Ao ler hoje alguns dos mais de 600 comentários do tuíte em questão, todo aquele sentimento de desesperança e tristeza na época em que era ativo na comunicação científica pelo Twitter voltou. A sensação de que o tempo passou e o entendimento sobre ciência continua igual ou pior. A maior parte dos comentários descreve achados típicos de VAERS achando que são efeitos colaterais da vacina. O VAERS é o acrônimo de Vaccine Adverse Event Reporting System, gerenciado em conjunto pelo CDC (Centers for Disease Control and Prevention) e pelo FDA (Food and Drug Administration), a agência reguladora federal de saúde e vigilância sanitária dos EUA, criado em 1990 para detectar possíveis problemas de segurança com os imunizantes.  

A ideia é ter um sistema de alta sensibilidade, mas baixa especificidade para fazer a curadoria dos eventos relatados abertamente. Se toda uma população estiver vacinada, todas as mortes, infartos agudos do miocárdio e AVCs, por exemplo, serão em pessoas vacinadas. E as agências especializadas investigam se o número de eventos de cada uma das doenças aumentou após as vacinas em comparação ao histórico daquela população. Foi assim que se descobriu a grave VIIT citada acima ou a não grave miocardite em jovens. Eventos extremamente raros na ordem de um caso para cada 1 milhão de vacinados. E foi assim também que vimos que as vacinas não aumentaram infartos agudos do miocárdio nem AVCs. 

Vacinar-se contra a COVID-19 foi, como toda atitude em nossas vidas, uma troca. Um trade-off de probabilidades. Trocava-se a probabilidade mais alta de um evento grave relacionado à doença pela probabilidade muito mais baixa de um efeito adverso causado pela vacina. Uma assimetria de risco que indubitavelmente vale o investimento, para se usar um padrão de pensamento de investidor ou trader, atividade do perfil que inspirou essas reflexões. Em todas as situações a conta fecha, mesmo quando o resultado não era tão evidente aos olhos nus e sem acesso a dados de saúde pública, como em crianças e adolescentes. 
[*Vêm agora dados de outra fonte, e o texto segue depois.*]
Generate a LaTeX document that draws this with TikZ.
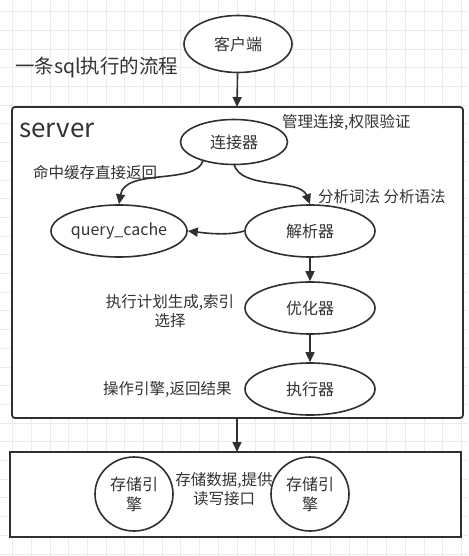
\documentclass[tikz,border=0pt]{standalone}
\usepackage{fontspec}
\setmainfont{Noto Sans CJK SC}
\usetikzlibrary{arrows.meta,shapes.geometric}
\definecolor{txt}{HTML}{333333}
\definecolor{ln}{HTML}{303030}
\definecolor{gridc}{HTML}{ECECEC}
\tikzset{
  lbl/.style={font=\fontsize{15.5}{19}\selectfont, text=txt, inner sep=0pt, align=center},
  ell/.style={draw=ln, line width=1.6pt, ellipse, fill=white, font=\fontsize{16}{20}\selectfont, text=txt, inner sep=0pt, align=center},
  arr/.style={draw=ln, line width=1.6pt, -{Triangle[length=10pt,width=9pt]}},
  box/.style={draw=ln, line width=1.8pt, fill=white},
}
\begin{document}
\begin{tikzpicture}[x=1pt,y=-1pt]
\useasboundingbox (0,0) rectangle (468,556);
\fill[white] (0,0) rectangle (468,556);
% grid
\foreach \i in {0,...,25} {
  \draw[gridc, line width=0.6pt] ({12.4+18.7*\i},0) -- ({12.4+18.7*\i},556);
}
\foreach \j in {0,...,30} {
  \draw[gridc, line width=0.6pt] (0,{11.5+18.7*\j}) -- (468,{11.5+18.7*\j});
}
% boxes
\draw[box, rounded corners=3pt] (12,107) rectangle (463,418);
\node[box, minimum width=451pt, minimum height=85pt, inner sep=0pt] (store) at (235.5,494.5) {};
\coordinate (srvtop) at (237,107);
\coordinate (srvbot) at (237,418);
\coordinate (sttop) at (237,452);

% title texts
\node[lbl, font=\fontsize{19.5}{22}\selectfont, anchor=west] (title) at (15,68) {一条sql执行的流程};
\node[lbl, font=\fontsize{26}{30}\selectfont, anchor=west] (srv) at (19,130) {server};

% nodes
\node[ell, minimum width=108pt, minimum height=57pt] (client) at (238,44) {客户端};
\node[ell, minimum width=107pt, minimum height=45pt] (conn) at (234,142) {连接器};
\node[ell, minimum width=130pt, minimum height=52pt] (qc) at (119,231) {query\_cache};
\node[ell, minimum width=130pt, minimum height=52pt] (parse) at (310,231) {解析器};
\node[ell, minimum width=130pt, minimum height=52pt] (opt) at (310,308) {优化器};
\node[ell, minimum width=130pt, minimum height=52pt] (exec) at (310,389) {执行器};
\node[ell, minimum width=78pt, minimum height=74pt] (se1) at (134,494) {存储引\\擎};
\node[ell, minimum width=78pt, minimum height=74pt] (se2) at (310,494) {存储引\\擎};

% labels
\node[lbl, anchor=west] (l1) at (282,122) {管理连接,权限验证};
\node[lbl, anchor=west] (l2) at (33,173) {命中缓存直接返回};
\node[lbl, anchor=west] (l3) at (318,197) {分析词法 分析语法};
\node[lbl] (l4) at (170,311) {执行计划生成,索引\\选择};
\node[lbl, anchor=west] (l5) at (103,389) {操作引擎,返回结果};
\node[lbl] (l6) at (224,489) {存储数据,提供\\读写接口};

% connectors
\draw[arr] (203,161) .. controls (195,185) and (125,168) .. (qc.north);
\draw[arr] (234,164) .. controls (240,190) and (300,178) .. (parse.north);
\draw[arr] (parse.west) .. controls (228,236) and (205,233) .. (qc.east);
\draw[arr] (client) -- (srvtop);
\draw[arr] (parse) -- (opt);
\draw[arr] (opt) -- (exec);
\draw[arr] (srvbot) -- (sttop);
\end{tikzpicture}
\end{document}
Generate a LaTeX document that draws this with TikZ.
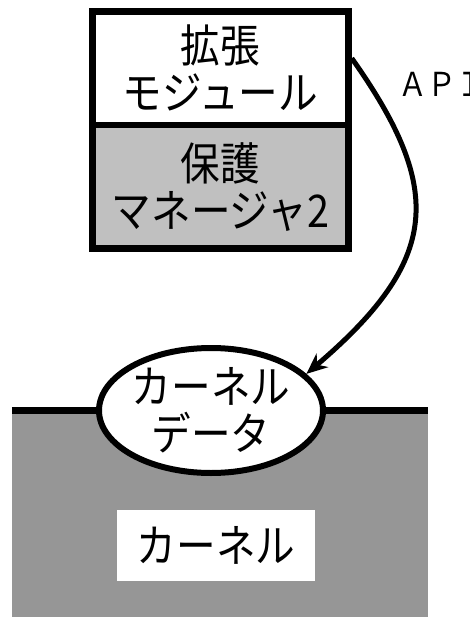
\documentclass[tikz,border=0pt]{standalone}
\usepackage{fontspec}
\newfontfamily\jp[FakeStretch=0.88]{Noto Sans CJK JP}
\usetikzlibrary{shapes.geometric,arrows.meta}
\definecolor{lightbox}{HTML}{C0C0C0}
\definecolor{kerngray}{HTML}{969696}
\tikzset{
  jptext/.style={font=\jp\fontsize{45}{47}\selectfont, align=center},
  box/.style={draw=black, line width=6.5pt, rectangle, minimum width=256pt, inner sep=0pt, jptext},
}
\begin{document}
\begin{tikzpicture}[x=1pt,y=-1pt]
\useasboundingbox (0,0) rectangle (470,617);
\clip (0,0) rectangle (470,617);
% kernel area
\node[fill=kerngray, rectangle, minimum width=416pt, minimum height=210pt, inner sep=0pt] (kern) at (220,516) {};
\draw[line width=7pt] (kern.north west) -- (kern.north east);
\node[fill=white, rectangle, minimum width=198pt, minimum height=71pt, inner sep=0pt, jptext] (kname) at (216,545.5) {カーネル};
% kernel data
\node[ellipse, draw=black, fill=white, line width=6pt, minimum width=207pt, minimum height=125pt, inner sep=0pt, jptext] (kd) at (211,410.5) {カーネル\\データ};
% top boxes
\node[box, fill=white, minimum height=113.5pt] (ext) at (220.5,68.25) {拡張\\モジュール};
\node[box, fill=lightbox, minimum height=123.5pt] (prot) at (220.5,186.75) {保護\\マネージャ2};
% API label
\node[anchor=base west, inner sep=0pt, font=\jp\fontsize{33}{33}\selectfont] (api) at (398,97) {ＡＰＩ};
% connector
\draw[line width=5pt, -{Stealth[length=21pt,width=18pt]}] ([yshift=10pt]ext.east) .. controls (445,190) and (440,260) .. (kd.21);
\end{tikzpicture}
\end{document}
O resultado foi tão satisfatório que as vacinas não apenas puseram fim à pandemia, mas também salvaram milhões de vidas. É uma obrigação de todos os envolvidos na divulgação científica apresentar as informações de maneira adequada, expondo não apenas a realidade não idealizada ou maquiada, mas também os riscos e benefícios envolvidos. Se não seguirmos por essa abordagem, corremos o risco de adotar uma postura paternalista e arrogante, presumindo que a população não é capaz de compreender uma comunicação realista, mesmo que complexa. Porque, se isso for verdade, o próprio conceito de democracia deixa de fazer sentido. 

Toda essa comunicação malfeita, politicamente contaminada e com vestígios de desonestidade e autoritarismo deixou uma sequela. No entanto, que essa sequela seja semelhante à do autor do tuíte, ou seja, reversível. E que possamos nos recuperar o mais rápido possível. 

ps: O autor do texto recebeu múltiplas doses da vacina contra a Covid-19. Da mesma forma, sua esposa e suas duas filhas também foram vacinadas - a mais nova delas de 3 anos.